I am on linux too.When i add the option “-famd=false”,the error disappers.
But i do not know there are some others rules that may affect my result.I appreciate you can read my last topic,that problem is an example.
Yes, with that code change I can reproduce your observation.
The -fmad=false observation pretty much confirms the discrepancy in this case is due to FMA contraction of operations.
Usually, FMA contraction results in the same or better accuracy, not reduced accuracy, so my guess is that the CPU calculation is actually less accurate, and when you turn off FMA contraction/usage, the GPU result also becomes identically less accurate.
While the CUDA toolchain treats floating-point computation conservatively in general (no frequent re-associations that occur by default in various host compilers), it does have FMA contraction turned on by default because the FMA (fused multiply-add) is the central building block of the computational units of the GPU.

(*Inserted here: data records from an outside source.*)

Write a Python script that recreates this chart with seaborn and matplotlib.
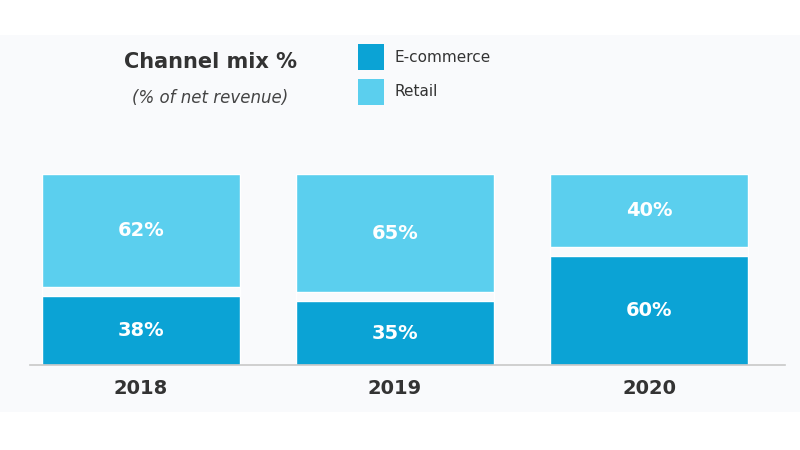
import matplotlib
matplotlib.use("Agg")
import matplotlib.pyplot as plt
import seaborn as sns
import pandas as pd
from matplotlib.patches import Rectangle

years = ["2018", "2019", "2020"]
ecommerce = [38, 35, 60]
retail = [62, 65, 40]
series_names = ["E-commerce", "Retail"]
title = "Channel mix %"
subtitle = "(% of net revenue)"

c_ecom = "#0ba3d5"
c_retail = "#5bcfee"
c_text = "#333333"
panel = "#f9fafc"

sns.set_theme(style="white")
plt.rcParams["font.family"] = ["DejaVu Sans"]

gap = 5.0
df = pd.DataFrame({"year": years, "ecom": ecommerce, "retail": retail})
df["retail_top"] = df["ecom"] + gap + df["retail"]
df["ecom_gap"] = df["ecom"] + gap

fig = plt.figure(figsize=(8, 4.5), dpi=100)
fig.patch.set_facecolor("white")
fig.add_artist(Rectangle((0, (450 - 412) / 450), 1, (412 - 35) / 450,
                         transform=fig.transFigure, facecolor=panel,
                         edgecolor="none", zorder=0))

ax = fig.add_axes([30 / 800, (450 - 365) / 450, 755 / 800, (365 - 174) / 450])
ax.set_facecolor("none")
w = 0.78
sns.barplot(data=df, x="year", y="retail_top", color=c_retail, width=w,
            saturation=1, ax=ax, zorder=2)
sns.barplot(data=df, x="year", y="ecom_gap", color=panel, width=w,
            saturation=1, ax=ax, zorder=3)
sns.barplot(data=df, x="year", y="ecom", color=c_ecom, width=w,
            saturation=1, ax=ax, zorder=4)

for i, (e, r) in enumerate(zip(ecommerce, retail)):
    ax.text(i, e / 2, f"{e}%", ha="center", va="center", color="white",
            fontsize=14, fontweight="bold", zorder=5)
    ax.text(i, e + gap + r / 2, f"{r}%", ha="center", va="center",
            color="white", fontsize=14, fontweight="bold", zorder=5)

ax.set_xlim(-0.437, 2.535)
ax.set_ylim(0, 100 + gap)
ax.set_xlabel("")
ax.set_ylabel("")
ax.set_yticks([])
for s in ["top", "right", "left"]:
    ax.spines[s].set_visible(False)
ax.spines["bottom"].set_color("#c8c8c8")
ax.spines["bottom"].set_linewidth(1.2)
ax.spines["bottom"].set_zorder(6)
ax.tick_params(axis="x", length=0, pad=10, labelsize=14, labelcolor=c_text)
for lab in ax.get_xticklabels():
    lab.set_fontweight("bold")

fig.text(210 / 800, 1 - 62 / 450, title, ha="center", va="center",
         fontsize=15, fontweight="bold", color=c_text)
fig.text(210 / 800, 1 - 98 / 450, subtitle, ha="center", va="center",
         fontsize=12, style="italic", color="#444444")

for k, (name, col) in enumerate(zip(series_names, [c_ecom, c_retail])):
    yc = 57 + k * 35
    fig.add_artist(Rectangle((358 / 800, 1 - (yc + 13) / 450), 26 / 800, 26 / 450,
                             transform=fig.transFigure, facecolor=col,
                             edgecolor="none"))
    fig.text(394 / 800, 1 - yc / 450, name, ha="left", va="center",
             fontsize=11, color=c_text)

fig.savefig("out.png", dpi=100)
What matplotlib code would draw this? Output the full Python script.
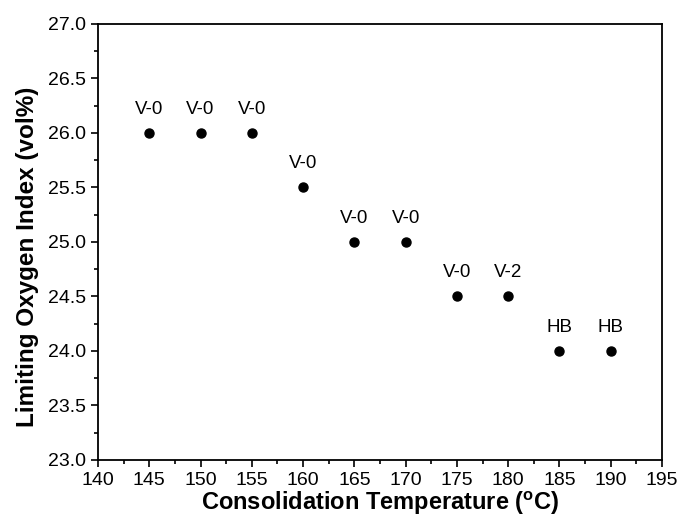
import matplotlib
matplotlib.use("Agg")
import matplotlib.pyplot as plt
from matplotlib.ticker import MultipleLocator, FormatStrFormatter

plt.rcParams['font.family'] = ['Liberation Sans', 'DejaVu Sans']
plt.rcParams['mathtext.fontset'] = 'custom'
plt.rcParams['mathtext.rm'] = 'Liberation Sans'
plt.rcParams['mathtext.bf'] = 'Liberation Sans:bold'

temperatures = [145, 150, 155, 160, 165, 170, 175, 180, 185, 190]
loi = [26.0, 26.0, 26.0, 25.5, 25.0, 25.0, 24.5, 24.5, 24.0, 24.0]
ratings = ["V-0", "V-0", "V-0", "V-0", "V-0", "V-0", "V-0", "V-2", "HB", "HB"]

fig = plt.figure(figsize=(6.8, 5.18), dpi=100)
ax = fig.add_axes([0.1441, 0.112, 0.8294, 0.8417])

ax.plot(temperatures, loi, 'o', color='black', markersize=6.5, linestyle='none')
for x, y, r in zip(temperatures, loi, ratings):
    ax.annotate(r, (x, y), xytext=(0, 11), textcoords='offset points',
                ha='center', va='bottom', fontsize=13.5)

ax.set_xlim(140, 195)
ax.set_ylim(23.0, 27.0)
ax.xaxis.set_major_locator(MultipleLocator(5))
ax.xaxis.set_minor_locator(MultipleLocator(2.5))
ax.yaxis.set_major_locator(MultipleLocator(0.5))
ax.yaxis.set_minor_locator(MultipleLocator(0.25))
ax.yaxis.set_major_formatter(FormatStrFormatter('%.1f'))

ax.tick_params(which='major', direction='out', length=5, width=1.2, labelsize=14)
ax.tick_params(which='minor', direction='out', length=3, width=1.2)
for s in ax.spines.values():
    s.set_linewidth(1.3)

ax.set_xlabel(r'Consolidation Temperature ($\mathbf{^o}$C)', fontsize=17,
              fontweight='bold', labelpad=1)
ax.set_ylabel('Limiting Oxygen Index (vol%)', fontsize=17.5, fontweight='bold')
ax.yaxis.set_label_coords(-0.105, 0.466)

fig.savefig('out.png', dpi=100)
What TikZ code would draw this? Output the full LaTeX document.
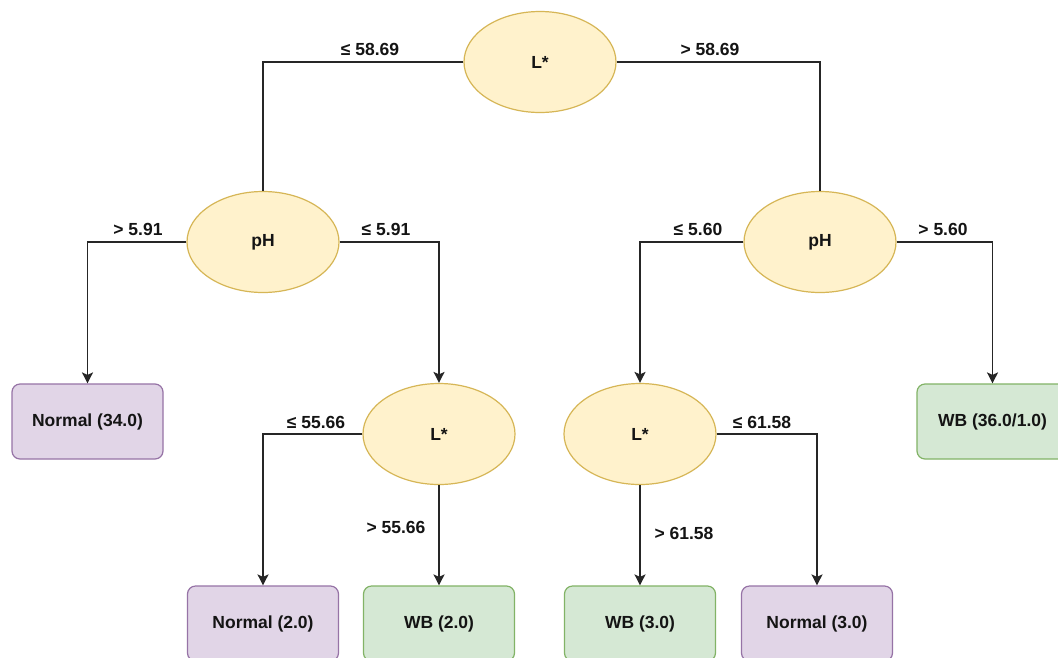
\documentclass[tikz,border=0pt]{standalone}
\usepackage{fontspec}
\setmainfont{Liberation Sans}
\usetikzlibrary{shapes.geometric,arrows.meta}
\definecolor{yfill}{HTML}{FFF2CC}
\definecolor{ydraw}{HTML}{D6B656}
\definecolor{pfill}{HTML}{E1D5E7}
\definecolor{pdraw}{HTML}{9673A6}
\definecolor{gfill}{HTML}{D5E8D4}
\definecolor{gdraw}{HTML}{82B366}
\begin{document}
\begin{tikzpicture}[x=1pt,y=-1pt,
  every node/.style={font=\fontsize{17.5}{20}\selectfont\bfseries, text=black!92},
  test/.style={ellipse, fill=yfill, draw=ydraw, line width=1.2pt, minimum width=152pt, minimum height=101pt, inner sep=0pt},
  leaf/.style={rectangle, rounded corners=8pt, line width=1.2pt, minimum width=151pt, minimum height=75pt, inner sep=0pt},
  leafN/.style={leaf, fill=pfill, draw=pdraw},
  leafW/.style={leaf, fill=gfill, draw=gdraw},
  conn/.style={draw=black!85, line width=1.6pt},
  arr/.style={conn, -{Stealth[length=11pt,width=11pt,inset=2.5pt]}},
  lbl/.style={inner sep=1pt}]
\useasboundingbox (0,0) rectangle (1058,657);
\clip (0,0) rectangle (1058,657);
\fill[white] (0,0) rectangle (1058,657);

\node[test] (L1) at (540,62) {L*};
\node[test] (P1) at (263,242) {pH};
\node[test] (P2) at (820,242) {pH};
\node[test] (L2) at (439,434) {L*};
\node[test] (L3) at (640,434) {L*};

\node[leafN] (N1) at (87.5,421.5) {Normal (34.0)};
\node[leafW] (W1) at (992.5,421.5) {WB (36.0/1.0)};
\node[leafN] (N2) at (263,623.5) {Normal (2.0)};
\node[leafW] (W2) at (439,623.5) {WB (2.0)};
\node[leafW] (W3) at (640,623.5) {WB (3.0)};
\node[leafN] (N3) at (817,623.5) {Normal (3.0)};

\draw[conn] (L1.west) -| (P1.north);
\draw[conn] (L1.east) -| (P2.north);
\draw[arr] (P1.west) -| (N1.north);
\draw[arr] (P1.east) -| (L2.north);
\draw[arr] (P2.west) -| (L3.north);
\draw[arr] (P2.east) -| (W1.north);
\draw[arr] (L2.west) -| (N2.north);
\draw[arr] (L2.south) -- (W2.north);
\draw[arr] (L3.south) -- (W3.north);
\draw[arr] (L3.east) -| (N3.north);

\node[lbl] (c1) at (370,49) {≤ 58.69};
\node[lbl] (c2) at (710,49) {> 58.69};
\node[lbl] (c3) at (138,229) {> 5.91};
\node[lbl] (c4) at (386,229) {≤ 5.91};
\node[lbl] (c5) at (698,229) {≤ 5.60};
\node[lbl] (c6) at (943,229) {> 5.60};
\node[lbl] (c7) at (316,422) {≤ 55.66};
\node[lbl] (c8) at (396,527) {> 55.66};
\node[lbl] (c9) at (762,422) {≤ 61.58};
\node[lbl] (c10) at (684,533) {> 61.58};
\end{tikzpicture}
\end{document}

As already discussed, FMA contraction can be turned off by adding -fmad=false to the nvcc command line, but this will in general have a negative impact on performance and accuracy. This NVIDIA blog post has a link to an NVIDIA white paper on floating-point topics, including the use of FMA:
Note that modern CPUs also include an FMA instruction, so if your host compiler supports FMA contraction, you might want to try turning that on. Generally speaking, one should not expect bit-wise matching floating-point results between any two platforms: results can differ for any number of reasons, including different compiler or library versions.